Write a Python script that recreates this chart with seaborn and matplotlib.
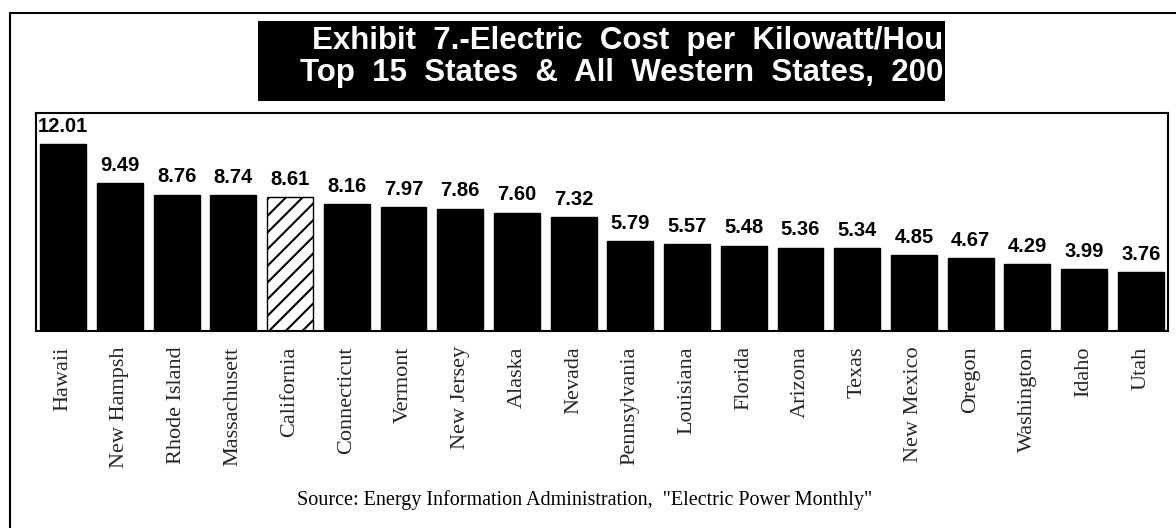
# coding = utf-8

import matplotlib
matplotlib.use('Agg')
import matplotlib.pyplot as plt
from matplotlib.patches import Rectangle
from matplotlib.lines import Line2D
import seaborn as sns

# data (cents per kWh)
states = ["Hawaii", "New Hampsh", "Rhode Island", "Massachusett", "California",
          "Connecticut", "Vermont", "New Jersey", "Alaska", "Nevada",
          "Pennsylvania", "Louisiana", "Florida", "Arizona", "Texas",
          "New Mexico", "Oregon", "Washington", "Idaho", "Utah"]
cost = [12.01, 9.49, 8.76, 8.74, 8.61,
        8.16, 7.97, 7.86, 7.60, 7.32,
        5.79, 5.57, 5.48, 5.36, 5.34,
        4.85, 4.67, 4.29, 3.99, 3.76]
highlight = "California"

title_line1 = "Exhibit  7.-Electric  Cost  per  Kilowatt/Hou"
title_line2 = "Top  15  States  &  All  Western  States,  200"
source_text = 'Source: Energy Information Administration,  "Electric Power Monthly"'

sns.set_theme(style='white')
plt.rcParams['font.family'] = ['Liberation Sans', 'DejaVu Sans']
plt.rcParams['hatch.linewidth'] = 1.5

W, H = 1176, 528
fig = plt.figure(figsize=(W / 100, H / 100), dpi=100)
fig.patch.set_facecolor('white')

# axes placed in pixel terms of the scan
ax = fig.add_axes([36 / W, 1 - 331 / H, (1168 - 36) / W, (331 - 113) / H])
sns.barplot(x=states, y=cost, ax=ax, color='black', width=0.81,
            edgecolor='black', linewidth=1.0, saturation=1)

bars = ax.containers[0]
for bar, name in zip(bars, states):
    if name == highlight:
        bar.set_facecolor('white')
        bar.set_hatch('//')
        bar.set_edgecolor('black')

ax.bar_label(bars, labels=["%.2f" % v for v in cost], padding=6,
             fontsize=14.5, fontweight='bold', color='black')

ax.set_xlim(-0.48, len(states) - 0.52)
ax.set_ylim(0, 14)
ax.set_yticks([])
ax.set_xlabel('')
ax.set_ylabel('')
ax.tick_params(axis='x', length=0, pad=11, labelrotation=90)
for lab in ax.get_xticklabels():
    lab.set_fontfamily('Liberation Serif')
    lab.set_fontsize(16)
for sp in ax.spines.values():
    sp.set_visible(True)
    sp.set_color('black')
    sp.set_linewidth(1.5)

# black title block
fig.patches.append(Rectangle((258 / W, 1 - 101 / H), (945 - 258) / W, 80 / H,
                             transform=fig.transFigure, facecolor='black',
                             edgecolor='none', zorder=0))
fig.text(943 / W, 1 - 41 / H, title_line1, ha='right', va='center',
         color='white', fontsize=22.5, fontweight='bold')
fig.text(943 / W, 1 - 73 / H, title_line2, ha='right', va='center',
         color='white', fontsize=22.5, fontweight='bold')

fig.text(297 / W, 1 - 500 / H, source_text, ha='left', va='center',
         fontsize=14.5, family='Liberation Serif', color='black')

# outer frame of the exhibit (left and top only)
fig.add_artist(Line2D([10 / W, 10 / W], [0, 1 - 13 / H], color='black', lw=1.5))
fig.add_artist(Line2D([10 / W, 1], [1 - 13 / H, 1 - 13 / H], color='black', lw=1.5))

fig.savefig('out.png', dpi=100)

◇ ◇ ◇ ◇

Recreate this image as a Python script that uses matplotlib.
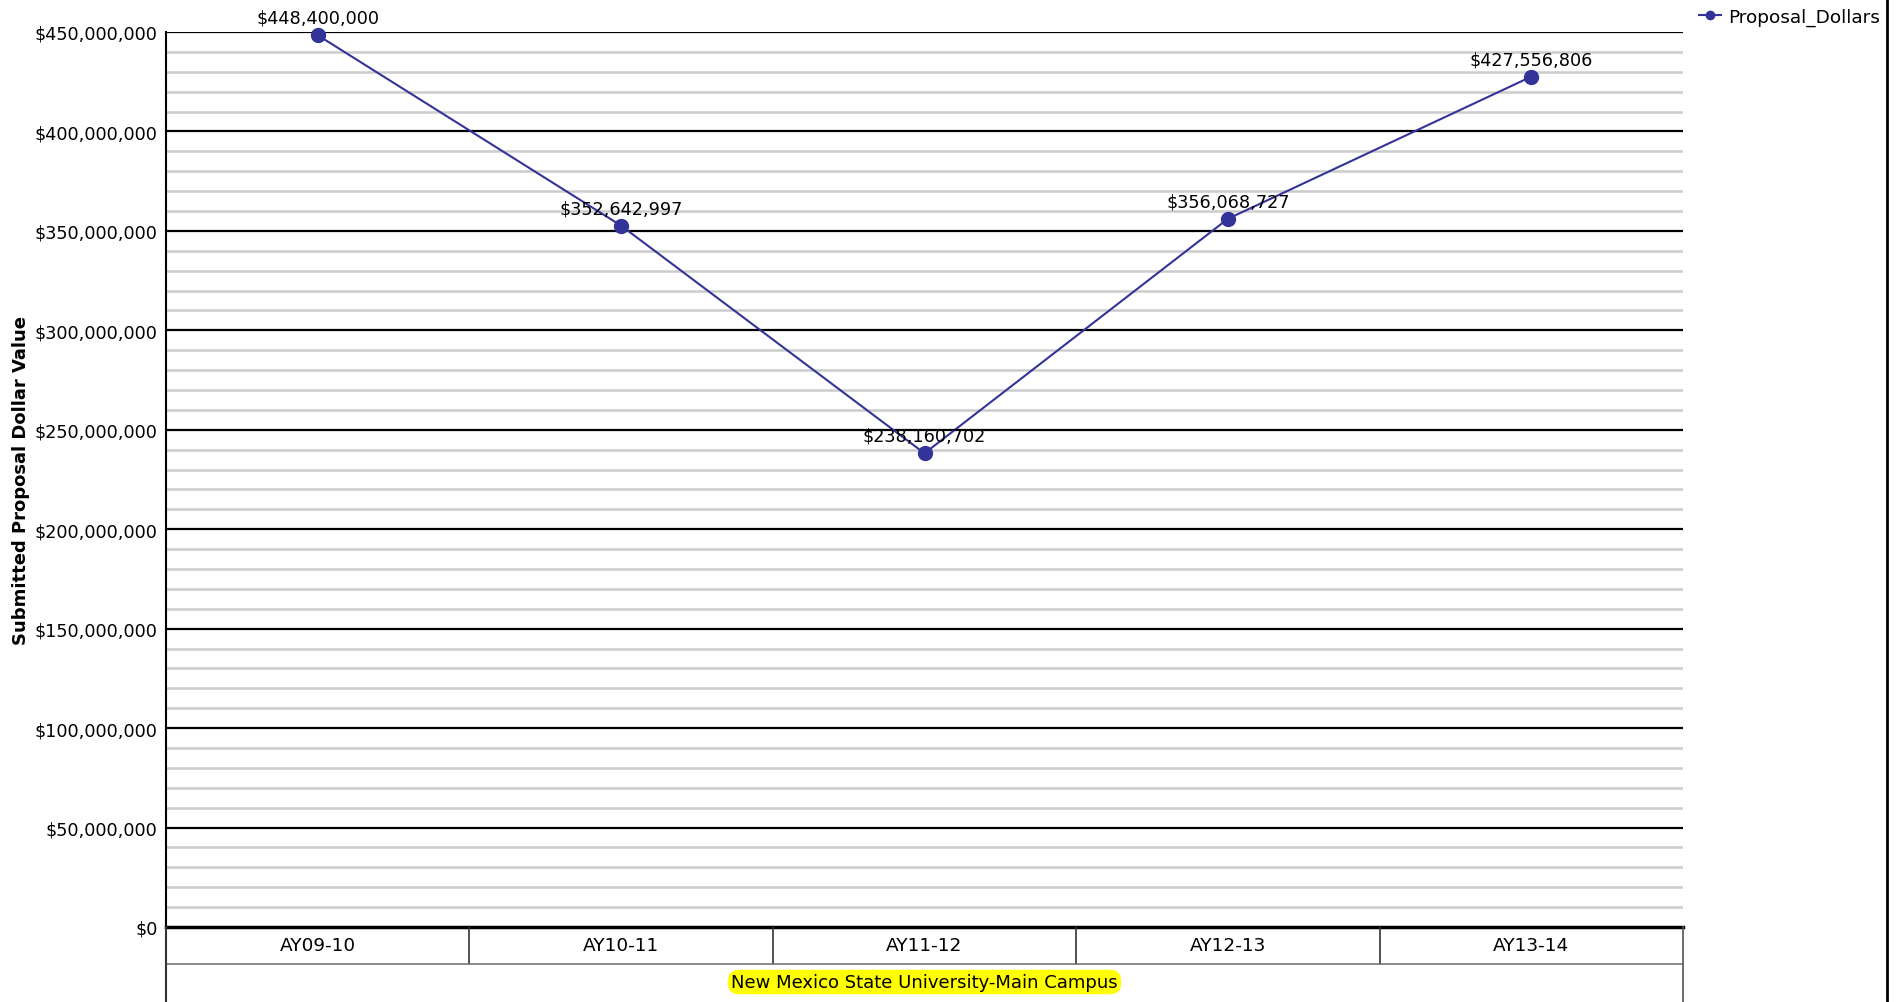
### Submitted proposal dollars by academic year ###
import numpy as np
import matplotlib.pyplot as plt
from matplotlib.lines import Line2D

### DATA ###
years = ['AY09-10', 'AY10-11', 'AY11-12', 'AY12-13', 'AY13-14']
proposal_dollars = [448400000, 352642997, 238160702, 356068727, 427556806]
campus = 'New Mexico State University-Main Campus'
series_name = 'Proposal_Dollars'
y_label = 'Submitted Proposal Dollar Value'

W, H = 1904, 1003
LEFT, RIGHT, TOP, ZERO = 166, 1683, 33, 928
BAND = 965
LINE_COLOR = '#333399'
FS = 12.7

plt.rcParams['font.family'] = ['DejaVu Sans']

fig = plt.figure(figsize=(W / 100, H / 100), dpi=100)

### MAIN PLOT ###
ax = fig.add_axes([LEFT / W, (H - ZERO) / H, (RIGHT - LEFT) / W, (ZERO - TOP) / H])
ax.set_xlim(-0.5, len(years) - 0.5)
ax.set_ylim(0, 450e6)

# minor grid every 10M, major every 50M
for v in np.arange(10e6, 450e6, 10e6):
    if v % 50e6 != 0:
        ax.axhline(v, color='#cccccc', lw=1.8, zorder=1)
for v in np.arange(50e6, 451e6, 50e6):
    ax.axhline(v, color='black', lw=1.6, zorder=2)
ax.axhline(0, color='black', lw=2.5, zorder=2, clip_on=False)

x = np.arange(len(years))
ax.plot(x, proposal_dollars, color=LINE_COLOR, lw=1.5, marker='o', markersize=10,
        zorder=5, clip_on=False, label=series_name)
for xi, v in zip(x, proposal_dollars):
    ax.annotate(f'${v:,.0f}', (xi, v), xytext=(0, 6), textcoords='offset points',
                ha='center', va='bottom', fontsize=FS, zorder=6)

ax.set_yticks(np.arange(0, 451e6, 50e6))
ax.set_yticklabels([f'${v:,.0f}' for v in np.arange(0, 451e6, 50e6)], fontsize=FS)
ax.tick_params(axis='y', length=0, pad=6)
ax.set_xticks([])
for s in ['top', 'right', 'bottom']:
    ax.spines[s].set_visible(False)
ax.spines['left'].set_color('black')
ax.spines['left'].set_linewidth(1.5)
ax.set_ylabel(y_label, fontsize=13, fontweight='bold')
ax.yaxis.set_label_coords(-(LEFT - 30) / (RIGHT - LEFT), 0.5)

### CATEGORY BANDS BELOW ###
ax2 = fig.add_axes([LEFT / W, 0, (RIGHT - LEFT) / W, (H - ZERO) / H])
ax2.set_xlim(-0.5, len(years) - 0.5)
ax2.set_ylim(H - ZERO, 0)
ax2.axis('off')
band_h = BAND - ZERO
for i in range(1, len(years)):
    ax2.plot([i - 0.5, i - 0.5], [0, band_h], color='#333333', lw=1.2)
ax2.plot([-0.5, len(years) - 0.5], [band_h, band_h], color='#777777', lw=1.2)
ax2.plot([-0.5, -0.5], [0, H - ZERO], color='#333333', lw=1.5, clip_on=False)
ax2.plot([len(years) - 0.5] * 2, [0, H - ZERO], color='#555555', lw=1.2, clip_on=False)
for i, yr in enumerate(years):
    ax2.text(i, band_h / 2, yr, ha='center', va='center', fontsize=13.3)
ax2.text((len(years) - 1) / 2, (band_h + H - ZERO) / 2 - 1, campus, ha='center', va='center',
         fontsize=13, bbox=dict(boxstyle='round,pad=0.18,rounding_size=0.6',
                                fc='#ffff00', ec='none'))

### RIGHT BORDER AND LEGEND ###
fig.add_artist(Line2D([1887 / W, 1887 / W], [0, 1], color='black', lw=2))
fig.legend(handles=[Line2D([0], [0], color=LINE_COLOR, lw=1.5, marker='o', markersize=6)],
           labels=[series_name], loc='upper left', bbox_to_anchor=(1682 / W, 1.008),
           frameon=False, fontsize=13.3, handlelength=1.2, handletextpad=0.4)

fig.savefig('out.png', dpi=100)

◇ ◇ ◇ ◇

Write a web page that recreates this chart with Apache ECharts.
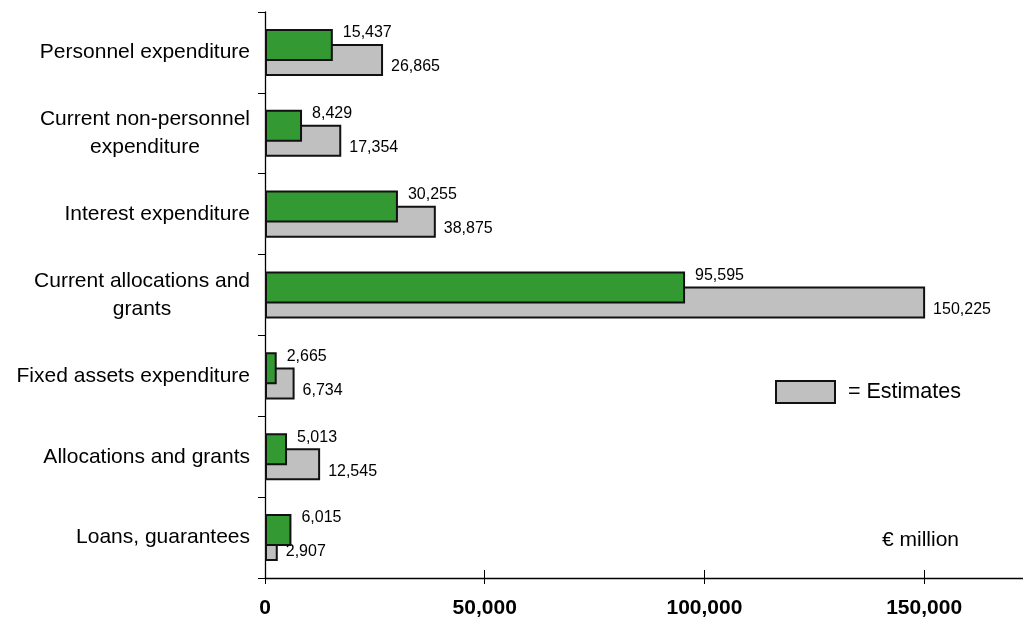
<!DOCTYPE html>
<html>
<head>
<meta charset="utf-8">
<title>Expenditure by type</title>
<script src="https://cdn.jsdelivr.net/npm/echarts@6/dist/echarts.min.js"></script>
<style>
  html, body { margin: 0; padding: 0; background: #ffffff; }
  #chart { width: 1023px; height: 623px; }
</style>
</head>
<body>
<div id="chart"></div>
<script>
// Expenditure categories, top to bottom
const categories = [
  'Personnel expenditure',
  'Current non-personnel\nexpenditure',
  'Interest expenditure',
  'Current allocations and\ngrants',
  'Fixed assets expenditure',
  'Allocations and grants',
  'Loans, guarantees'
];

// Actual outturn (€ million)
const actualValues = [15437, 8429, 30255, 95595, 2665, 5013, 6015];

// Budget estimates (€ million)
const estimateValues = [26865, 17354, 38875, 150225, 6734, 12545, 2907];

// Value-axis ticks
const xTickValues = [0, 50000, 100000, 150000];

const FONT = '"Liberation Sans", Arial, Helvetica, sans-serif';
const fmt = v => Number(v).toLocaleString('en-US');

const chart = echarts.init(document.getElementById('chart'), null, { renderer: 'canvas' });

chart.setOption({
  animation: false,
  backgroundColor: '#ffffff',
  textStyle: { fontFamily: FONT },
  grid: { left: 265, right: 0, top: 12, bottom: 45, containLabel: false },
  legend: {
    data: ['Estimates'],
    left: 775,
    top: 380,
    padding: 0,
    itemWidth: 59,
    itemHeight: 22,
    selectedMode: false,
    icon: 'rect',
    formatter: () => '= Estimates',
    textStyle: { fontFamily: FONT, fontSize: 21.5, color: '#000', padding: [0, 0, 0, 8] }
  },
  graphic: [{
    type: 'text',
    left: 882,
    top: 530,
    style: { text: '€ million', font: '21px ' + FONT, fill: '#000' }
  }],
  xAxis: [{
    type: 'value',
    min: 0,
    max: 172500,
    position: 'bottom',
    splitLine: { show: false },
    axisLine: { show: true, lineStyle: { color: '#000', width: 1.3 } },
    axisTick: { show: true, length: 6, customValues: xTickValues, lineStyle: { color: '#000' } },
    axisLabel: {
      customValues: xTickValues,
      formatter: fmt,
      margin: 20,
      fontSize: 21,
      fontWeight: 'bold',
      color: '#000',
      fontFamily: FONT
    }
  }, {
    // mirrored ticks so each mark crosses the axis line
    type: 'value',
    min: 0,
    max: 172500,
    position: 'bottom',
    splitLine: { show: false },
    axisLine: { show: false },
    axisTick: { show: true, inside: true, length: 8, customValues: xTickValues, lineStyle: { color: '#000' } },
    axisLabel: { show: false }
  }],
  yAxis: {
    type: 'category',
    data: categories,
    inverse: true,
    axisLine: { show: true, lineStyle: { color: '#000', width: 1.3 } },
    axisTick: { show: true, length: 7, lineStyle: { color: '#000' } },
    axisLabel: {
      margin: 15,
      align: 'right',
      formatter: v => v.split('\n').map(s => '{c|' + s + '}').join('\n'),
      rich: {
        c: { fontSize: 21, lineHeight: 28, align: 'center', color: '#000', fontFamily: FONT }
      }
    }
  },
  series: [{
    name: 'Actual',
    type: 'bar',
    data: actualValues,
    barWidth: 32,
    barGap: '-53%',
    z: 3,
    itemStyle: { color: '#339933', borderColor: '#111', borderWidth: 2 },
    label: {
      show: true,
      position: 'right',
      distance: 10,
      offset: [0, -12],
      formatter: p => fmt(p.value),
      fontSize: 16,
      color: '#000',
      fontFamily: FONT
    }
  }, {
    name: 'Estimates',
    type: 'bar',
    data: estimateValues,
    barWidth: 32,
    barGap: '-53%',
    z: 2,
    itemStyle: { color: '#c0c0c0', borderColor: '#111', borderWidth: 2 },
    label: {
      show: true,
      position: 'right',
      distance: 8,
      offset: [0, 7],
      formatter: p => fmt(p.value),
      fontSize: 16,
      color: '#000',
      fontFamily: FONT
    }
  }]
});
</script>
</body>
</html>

◇ ◇ ◇ ◇

▶ Aim
Above are the records. Print exactly the lines from the one containing "Recreate this image" to the one containing "ax.set_ylim(0, 450e6)", both included, and nothing else; pictures are excluded.

▶ Output for this exercise
Recreate this image as a Python script that uses matplotlib.
### Submitted proposal dollars by academic year ###
import numpy as np
import matplotlib.pyplot as plt
from matplotlib.lines import Line2D

### DATA ###
years = ['AY09-10', 'AY10-11', 'AY11-12', 'AY12-13', 'AY13-14']
proposal_dollars = [448400000, 352642997, 238160702, 356068727, 427556806]
campus = 'New Mexico State University-Main Campus'
series_name = 'Proposal_Dollars'
y_label = 'Submitted Proposal Dollar Value'

W, H = 1904, 1003
LEFT, RIGHT, TOP, ZERO = 166, 1683, 33, 928
BAND = 965
LINE_COLOR = '#333399'
FS = 12.7

plt.rcParams['font.family'] = ['DejaVu Sans']

fig = plt.figure(figsize=(W / 100, H / 100), dpi=100)

### MAIN PLOT ###
ax = fig.add_axes([LEFT / W, (H - ZERO) / H, (RIGHT - LEFT) / W, (ZERO - TOP) / H])
ax.set_xlim(-0.5, len(years) - 0.5)
ax.set_ylim(0, 450e6)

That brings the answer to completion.